-- start --
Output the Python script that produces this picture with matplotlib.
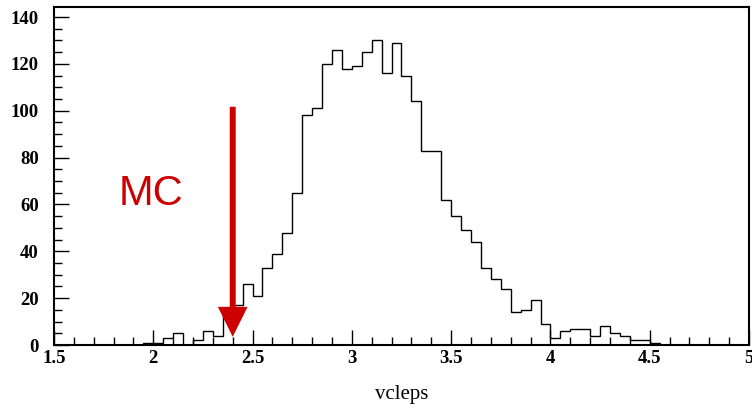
import numpy as np
import matplotlib
matplotlib.use('Agg')
import matplotlib.pyplot as plt
from matplotlib.ticker import MultipleLocator

# histogram of vcleps, 70 bins from 1.5 to 5
x_lo, x_hi, n_bins = 1.5, 5.0, 70
counts = [
    0, 0, 0, 0, 0, 0, 0, 0, 0,            # 1.50 - 1.90
    1, 1, 3, 5, 0, 2, 6, 4, 13, 17,       # 1.95 - 2.40
    26, 21, 33, 39, 48, 65, 98, 101, 120, 126,  # 2.45 - 2.90
    118, 119, 125, 130, 116, 129, 115, 104, 83, 83,  # 2.95 - 3.40
    62, 55, 49, 44, 33, 28, 24, 14, 15, 19,  # 3.45 - 3.90
    9, 3, 6, 7, 7, 4, 8, 5, 4, 2,          # 3.95 - 4.40
    2, 1,                                  # 4.45 - 4.50
    0, 0, 0, 0, 0, 0, 0, 0, 0,            # 4.55 - 4.95
]
x_label = 'vcleps'
tag = 'MC'

# cut arrow (x position, top, tip)
cut_x = 2.4
arrow_top, arrow_tip = 101.7, 3.5

red = '#cc0000'

fig = plt.figure(figsize=(7.52, 4.09), dpi=100)
ax = fig.add_axes([54 / 752, 1 - 345 / 409, 695 / 752, 338 / 409])

edges = np.linspace(x_lo, x_hi, n_bins + 1)
ax.stairs(counts, edges, color='black', linewidth=1.0)

ax.set_xlim(x_lo, x_hi)
ax.set_ylim(0, 144.3)

# cut arrow
ax.arrow(cut_x, arrow_top, 0, arrow_tip - arrow_top, width=0.03,
         head_width=0.15, head_length=12.8, length_includes_head=True,
         color=red, linewidth=0)

ax.text(1.825, 59.8, tag, color=red, fontsize=30, family='Liberation Sans',
        va='baseline', ha='left')

# axes styling
for side in ax.spines.values():
    side.set_linewidth(1.5)

ax.xaxis.set_major_locator(MultipleLocator(0.5))
ax.xaxis.set_minor_locator(MultipleLocator(0.1))
ax.yaxis.set_major_locator(MultipleLocator(20))
ax.yaxis.set_minor_locator(MultipleLocator(5))
ax.tick_params(which='both', direction='in', top=False, right=False, width=1)
ax.tick_params(which='major', length=11)
ax.tick_params(which='minor', length=5.5)
ax.tick_params(axis='y', pad=11)
ax.tick_params(axis='x', pad=3.5)

ax.xaxis.set_major_formatter(plt.FuncFormatter(lambda v, p: f'{v:g}'))
for lbl in ax.get_xticklabels() + ax.get_yticklabels():
    lbl.set_family('Liberation Serif')
    lbl.set_fontweight('bold')
    lbl.set_fontsize(13.5)

ax.set_xlabel(x_label, family='Liberation Serif', fontsize=15, labelpad=13)

fig.savefig('out.png', dpi=100)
-- end --
Goal:
Exactly as written, return every line of the listing, but not the pictures.

Completed task:
Output the Python script that produces this picture with matplotlib.
import numpy as np
import matplotlib
matplotlib.use('Agg')
import matplotlib.pyplot as plt
from matplotlib.ticker import MultipleLocator

# histogram of vcleps, 70 bins from 1.5 to 5
x_lo, x_hi, n_bins = 1.5, 5.0, 70
counts = [
    0, 0, 0, 0, 0, 0, 0, 0, 0,            # 1.50 - 1.90
    1, 1, 3, 5, 0, 2, 6, 4, 13, 17,       # 1.95 - 2.40
    26, 21, 33, 39, 48, 65, 98, 101, 120, 126,  # 2.45 - 2.90
    118, 119, 125, 130, 116, 129, 115, 104, 83, 83,  # 2.95 - 3.40
    62, 55, 49, 44, 33, 28, 24, 14, 15, 19,  # 3.45 - 3.90
    9, 3, 6, 7, 7, 4, 8, 5, 4, 2,          # 3.95 - 4.40
    2, 1,                                  # 4.45 - 4.50
    0, 0, 0, 0, 0, 0, 0, 0, 0,            # 4.55 - 4.95
]
x_label = 'vcleps'
tag = 'MC'

# cut arrow (x position, top, tip)
cut_x = 2.4
arrow_top, arrow_tip = 101.7, 3.5

red = '#cc0000'

fig = plt.figure(figsize=(7.52, 4.09), dpi=100)
ax = fig.add_axes([54 / 752, 1 - 345 / 409, 695 / 752, 338 / 409])

edges = np.linspace(x_lo, x_hi, n_bins + 1)
ax.stairs(counts, edges, color='black', linewidth=1.0)

ax.set_xlim(x_lo, x_hi)
ax.set_ylim(0, 144.3)

# cut arrow
ax.arrow(cut_x, arrow_top, 0, arrow_tip - arrow_top, width=0.03,
         head_width=0.15, head_length=12.8, length_includes_head=True,
         color=red, linewidth=0)

ax.text(1.825, 59.8, tag, color=red, fontsize=30, family='Liberation Sans',
        va='baseline', ha='left')

# axes styling
for side in ax.spines.values():
    side.set_linewidth(1.5)

ax.xaxis.set_major_locator(MultipleLocator(0.5))
ax.xaxis.set_minor_locator(MultipleLocator(0.1))
ax.yaxis.set_major_locator(MultipleLocator(20))
ax.yaxis.set_minor_locator(MultipleLocator(5))
ax.tick_params(which='both', direction='in', top=False, right=False, width=1)
ax.tick_params(which='major', length=11)
ax.tick_params(which='minor', length=5.5)
ax.tick_params(axis='y', pad=11)
ax.tick_params(axis='x', pad=3.5)

ax.xaxis.set_major_formatter(plt.FuncFormatter(lambda v, p: f'{v:g}'))
for lbl in ax.get_xticklabels() + ax.get_yticklabels():
    lbl.set_family('Liberation Serif')
    lbl.set_fontweight('bold')
    lbl.set_fontsize(13.5)

ax.set_xlabel(x_label, family='Liberation Serif', fontsize=15, labelpad=13)

fig.savefig('out.png', dpi=100)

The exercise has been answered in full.